While comic book heroes are more popular than ever, that hasn’t translated to a boom in the number of issues moving off of comic shop shelves or even through digital retailers.
In 2017, the top-selling single issue was Marvel Legacy #1, which sold just over 300,000 copies. In 1969, that would have just barely cracked into the top 10. Back then, Superman led the group by averaging over half a million in sales, and just three years prior, Batman dominated with an average of 898,000 sales per issue.
This sharp decline in sales is the result of many, many factors—enough to be worthy of a dissertation. But, to cut to the chase, they include advancements in technology, the mishandling of representation in comics (both on the page an in the office), and just a general shift in public consumption of entertainment. But it’s still interesting to watch the numbers and see what they show.
For example, nine years ago, DC Comics didn’t have a single title crack the top 10, while Marvel claimed seven of the top spots. (The remainder went to smaller comics publishers.) But by 2017, DC held six of the top spots, while Marvel Comics took four. Here’s the ranking for single-issue comics (excluding graphic novels) as of the end of 2017 according to Comichron.
- Marvel Legacy #1 (Marvel)
- Dark Nights: Metal #1 (DC)
- Peter Parker: The Spectacular Spider-Man #1 (Marvel)

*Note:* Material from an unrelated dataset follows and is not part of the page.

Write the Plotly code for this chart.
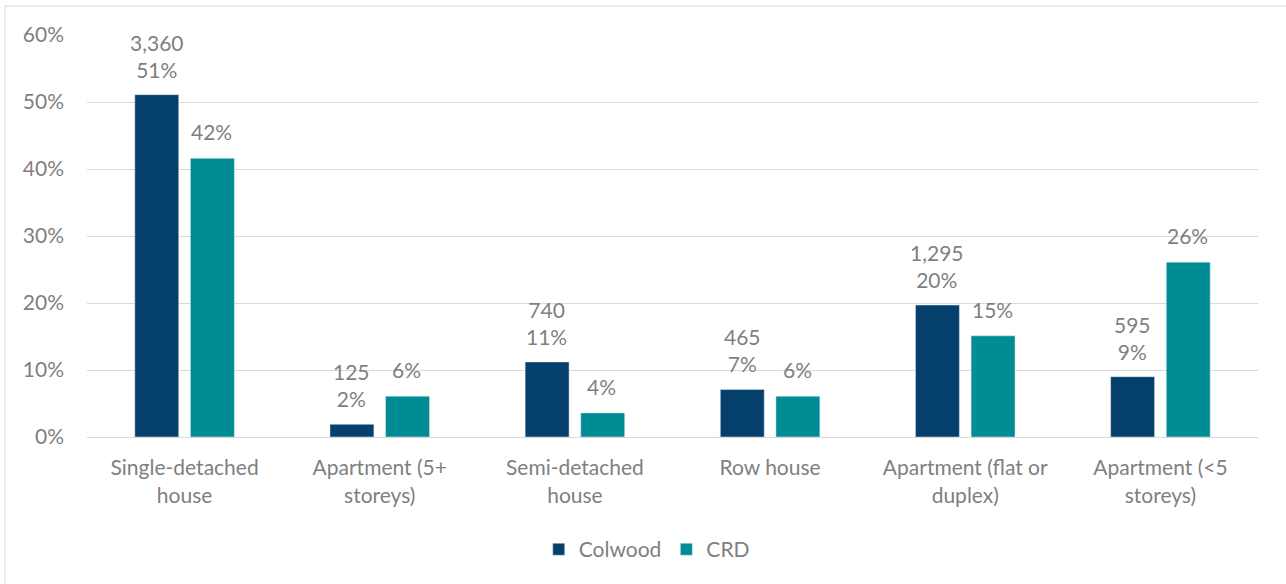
import plotly.graph_objects as go

# Dwelling types (category axis)
categories = [
    "Single-detached<br>house",
    "Apartment (5+<br>storeys)",
    "Semi-detached<br>house",
    "Row house",
    "Apartment (flat or<br>duplex)",
    "Apartment (&lt;5<br>storeys)",
]

# Colwood: dwelling counts and share of all dwellings (%)
colwood_counts = [3360, 125, 740, 465, 1295, 595]
colwood_share = [51.1, 1.9, 11.2, 7.1, 19.7, 9.0]

# Capital Regional District: share of all dwellings (%)
crd_share = [41.6, 6.1, 3.6, 6.1, 15.1, 26.1]

y_ticks = [0, 10, 20, 30, 40, 50, 60]

NAVY = "#053F6B"
TEAL = "#008C95"
GREY_TEXT = "#7F7F7F"
FONT = "Lato, Carlito, Calibri, sans-serif"
FS = 21

colwood_text = [f"{c:,}<br>{round(s)}%" for c, s in zip(colwood_counts, colwood_share)]
crd_text = [f"{round(s)}%" for s in crd_share]

fig = go.Figure()
fig.add_trace(go.Bar(
    name="Colwood", x=categories, y=colwood_share,
    marker=dict(color=NAVY), hoverinfo="skip",
))
fig.add_trace(go.Bar(
    name="CRD", x=categories, y=crd_share,
    marker=dict(color=TEAL), hoverinfo="skip",
))

# value labels above each bar, shifted onto the grouped bar positions
for cat, val, txt in zip(categories, colwood_share, colwood_text):
    fig.add_annotation(x=cat, y=val, text=txt, showarrow=False,
                       xshift=-28, yshift=11, yanchor="bottom",
                       font=dict(size=FS, color=GREY_TEXT, family=FONT))
for cat, val, txt in zip(categories, crd_share, crd_text):
    fig.add_annotation(x=cat, y=val, text=txt, showarrow=False,
                       xshift=27, yshift=12, yanchor="bottom",
                       font=dict(size=FS, color=GREY_TEXT, family=FONT))

# light frame around the chart area (only top and left edges fall inside the page)
fig.add_shape(
    type="rect", xref="paper", yref="paper",
    x0=(5 - 87) / 1171, x1=(1295 - 87) / 1171,
    y0=(437 - 600) / 402, y1=(437 - 6) / 402,
    line=dict(color="#D9D9D9", width=1), fillcolor="rgba(0,0,0,0)",
    layer="below",
)

fig.update_layout(
    width=1286, height=584,
    margin=dict(l=87, r=28, t=35, b=147),
    paper_bgcolor="white", plot_bgcolor="white",
    barmode="group", bargap=0.43, bargroupgap=0.21,
    font=dict(family=FONT, color=GREY_TEXT, size=FS),
    showlegend=True,
    legend=dict(
        orientation="h", x=0.478, xanchor="center", y=-0.28, yanchor="middle",
        font=dict(size=FS, color=GREY_TEXT, family=FONT),
        itemwidth=30, traceorder="normal",
    ),
    xaxis=dict(
        showgrid=False, showline=True, linecolor="#D9D9D9", linewidth=1,
        ticks="", tickfont=dict(size=FS, color=GREY_TEXT, family=FONT),
        ticklabelstandoff=12,
    ),
    yaxis=dict(
        range=[0, 60], tickvals=y_ticks,
        ticktext=[f"{v}%" for v in y_ticks],
        showgrid=True, gridcolor="#D9D9D9", gridwidth=1,
        zeroline=False, showline=False, ticks="",
        tickfont=dict(size=FS, color=GREY_TEXT, family=FONT),
        ticklabelstandoff=22,
    ),
)

fig.write_html("out.html")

- Secret Empire #0 (Marvel)
- Secret Empire #1 (Marvel)
- Dark Nights: Metal #3 (DC)
- Dark Nights: Metal #2 (DC)
- Doomsday Clock #2 (DC)
- Dark Nights: Metal #4 (DC)
- Phoenix Resurrection: The Return of Jean Grey #1 (Marvel)

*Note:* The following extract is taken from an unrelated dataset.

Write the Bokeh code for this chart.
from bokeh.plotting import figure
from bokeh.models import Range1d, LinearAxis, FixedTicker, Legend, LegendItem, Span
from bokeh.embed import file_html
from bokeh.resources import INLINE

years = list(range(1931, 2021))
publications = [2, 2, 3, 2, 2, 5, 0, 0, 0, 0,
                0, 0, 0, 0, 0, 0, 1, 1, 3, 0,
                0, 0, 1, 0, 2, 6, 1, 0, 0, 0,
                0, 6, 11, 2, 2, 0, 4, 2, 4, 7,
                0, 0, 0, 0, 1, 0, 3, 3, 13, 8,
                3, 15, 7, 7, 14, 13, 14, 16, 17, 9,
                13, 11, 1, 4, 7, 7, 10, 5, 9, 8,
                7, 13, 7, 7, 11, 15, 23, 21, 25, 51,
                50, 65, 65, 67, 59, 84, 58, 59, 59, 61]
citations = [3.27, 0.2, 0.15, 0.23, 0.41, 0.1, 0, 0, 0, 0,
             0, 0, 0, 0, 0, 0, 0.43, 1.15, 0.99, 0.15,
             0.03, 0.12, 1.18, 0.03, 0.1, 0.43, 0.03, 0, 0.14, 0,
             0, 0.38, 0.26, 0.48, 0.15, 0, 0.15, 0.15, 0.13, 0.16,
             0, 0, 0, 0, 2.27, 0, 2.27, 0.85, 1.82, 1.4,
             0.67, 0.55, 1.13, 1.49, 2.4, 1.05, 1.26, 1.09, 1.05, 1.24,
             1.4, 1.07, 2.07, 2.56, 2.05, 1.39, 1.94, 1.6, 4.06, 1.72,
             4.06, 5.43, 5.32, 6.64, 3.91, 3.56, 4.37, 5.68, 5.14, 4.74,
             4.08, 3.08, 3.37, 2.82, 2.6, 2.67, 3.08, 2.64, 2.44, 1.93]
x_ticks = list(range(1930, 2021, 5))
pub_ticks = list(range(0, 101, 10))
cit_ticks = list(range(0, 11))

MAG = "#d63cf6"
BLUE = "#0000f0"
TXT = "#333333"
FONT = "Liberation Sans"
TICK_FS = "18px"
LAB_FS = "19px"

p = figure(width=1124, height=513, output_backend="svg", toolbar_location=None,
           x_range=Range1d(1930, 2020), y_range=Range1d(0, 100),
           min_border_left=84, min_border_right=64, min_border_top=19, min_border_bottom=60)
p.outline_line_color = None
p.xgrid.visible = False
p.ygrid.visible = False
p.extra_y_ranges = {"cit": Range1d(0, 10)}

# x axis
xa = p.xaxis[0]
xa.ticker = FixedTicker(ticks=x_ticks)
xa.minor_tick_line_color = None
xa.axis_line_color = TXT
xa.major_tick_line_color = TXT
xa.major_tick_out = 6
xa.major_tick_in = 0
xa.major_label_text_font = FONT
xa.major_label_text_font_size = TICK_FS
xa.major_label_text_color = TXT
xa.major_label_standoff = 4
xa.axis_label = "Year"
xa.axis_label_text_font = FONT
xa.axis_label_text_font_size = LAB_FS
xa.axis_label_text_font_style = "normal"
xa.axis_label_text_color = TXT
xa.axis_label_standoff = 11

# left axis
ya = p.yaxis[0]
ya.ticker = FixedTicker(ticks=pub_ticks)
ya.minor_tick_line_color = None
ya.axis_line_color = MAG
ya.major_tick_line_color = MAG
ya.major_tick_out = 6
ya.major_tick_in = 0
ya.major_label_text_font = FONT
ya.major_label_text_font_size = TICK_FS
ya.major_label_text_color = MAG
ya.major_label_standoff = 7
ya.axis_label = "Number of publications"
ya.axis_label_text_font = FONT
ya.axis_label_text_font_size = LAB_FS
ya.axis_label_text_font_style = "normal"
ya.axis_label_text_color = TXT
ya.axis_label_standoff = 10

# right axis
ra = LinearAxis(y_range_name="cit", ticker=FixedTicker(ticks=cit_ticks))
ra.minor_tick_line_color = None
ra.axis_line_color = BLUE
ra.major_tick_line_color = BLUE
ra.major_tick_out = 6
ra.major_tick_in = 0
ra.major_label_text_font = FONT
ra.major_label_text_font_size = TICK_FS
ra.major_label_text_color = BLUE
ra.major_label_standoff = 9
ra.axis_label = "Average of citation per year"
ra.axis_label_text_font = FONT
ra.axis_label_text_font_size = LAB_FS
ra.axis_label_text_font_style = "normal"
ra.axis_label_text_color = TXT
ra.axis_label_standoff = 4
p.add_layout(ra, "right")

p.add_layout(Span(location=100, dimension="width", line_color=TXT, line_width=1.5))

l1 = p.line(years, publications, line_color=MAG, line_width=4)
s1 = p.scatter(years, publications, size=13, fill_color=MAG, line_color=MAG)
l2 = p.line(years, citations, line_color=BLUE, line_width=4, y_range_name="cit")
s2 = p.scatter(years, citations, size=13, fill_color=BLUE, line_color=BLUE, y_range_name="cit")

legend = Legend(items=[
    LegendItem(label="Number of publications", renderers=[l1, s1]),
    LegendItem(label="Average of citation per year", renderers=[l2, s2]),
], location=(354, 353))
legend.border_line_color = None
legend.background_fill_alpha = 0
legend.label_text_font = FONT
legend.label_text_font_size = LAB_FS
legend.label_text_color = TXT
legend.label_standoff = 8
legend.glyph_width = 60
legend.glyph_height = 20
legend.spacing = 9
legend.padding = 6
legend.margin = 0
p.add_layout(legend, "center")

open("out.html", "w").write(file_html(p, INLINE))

After careful examination, you may be frustrated to find that there still isn’t a clear winner in this age-old rivalry between two publishing giants. When one gains the upper hand, it’s usually temporary. This is how it’s always been—and how it’ll likely be for a while.
5) Marvel vs DC: Box-office comparison
Forget about the new era of Marvel-on-Disney-Plus titles like Wandavision, in the before-COVID times of going to the movies, Marvel had opened up a big lead over DC Comics at the box office. In the past 21 years, according to a Medium data comparison, Marvel has made 2 times more revenue from ticket sales worldwide. Duh, it’s released more films… But Marvel also averages a higher box office per movie, at $687 million vs. $500 million for DC. (Again, this is less about the source material and more about Zack Snyder making bleak, one-note movies for loner teen boys who love Monster Energy drink and buy swords at the mall. Marvel films by contrast are more broadly appealing to, say, said teen’s sister and parents and toddler sibling from a second marriage.)

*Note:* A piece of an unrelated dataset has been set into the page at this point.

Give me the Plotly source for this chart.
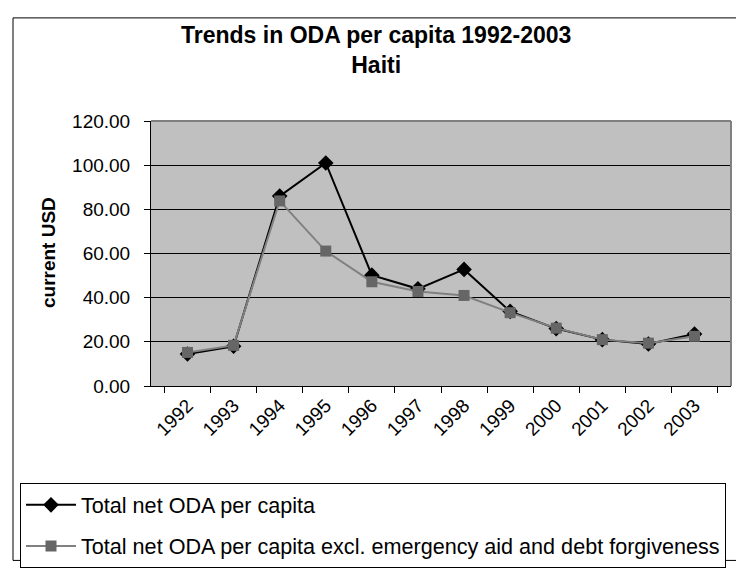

6) Marvel vs DC: The streaming wars
As the world deals with a crippling pandemic and the shut-in economy rises, a new frontier in the Marvel vs DC debate looms: Your laptop. DC Universe launched in 2018 with an eye on multi-media and as an answer to Marvel Unlimited. Both offer subscription bundles to company content, largely comics. But DC Universe integrated live-action TV series, and both will be waging a war for hearts and minds via the idiot box over the next decade.
As the Daily Dot’s Gavia Baker-Whitelaw wrote in 2019, that could be a problem for DC: “Marvel Unlimited is $9.99/month, and mostly consists of preexisting digital comics—in other words, a low-cost venture for Marvel. Meanwhile DC Universe costs $7.99/month for a similar comics subscription service, plus access to existing TV shows and movies, and new content that’s costing tens of millions of dollars to produce. Warner Bros. allotted $16.9 million for Swamp Thing, with DC Universe also making Doom Patrol, Titans, Stargirl, and several animated shows in-house.
DC Universe has to compete with major streaming platforms like Netflix and Hulu, but only offers access to properties based on DC superheroes. That already puts it several steps behind Disney+, which will launch later this year at $7/month, with new big-budget Marvel and Star Wars shows, along with a catalog of Disney classics.”
Recently, DC Universe threw a revamped product called DC Universe Infinite into the crowded app market that returns its focus to DC’s massive comics inventory. It’s a full-circle move of sorts that ensures the Marvel vs DC blood feud will be with us for some time.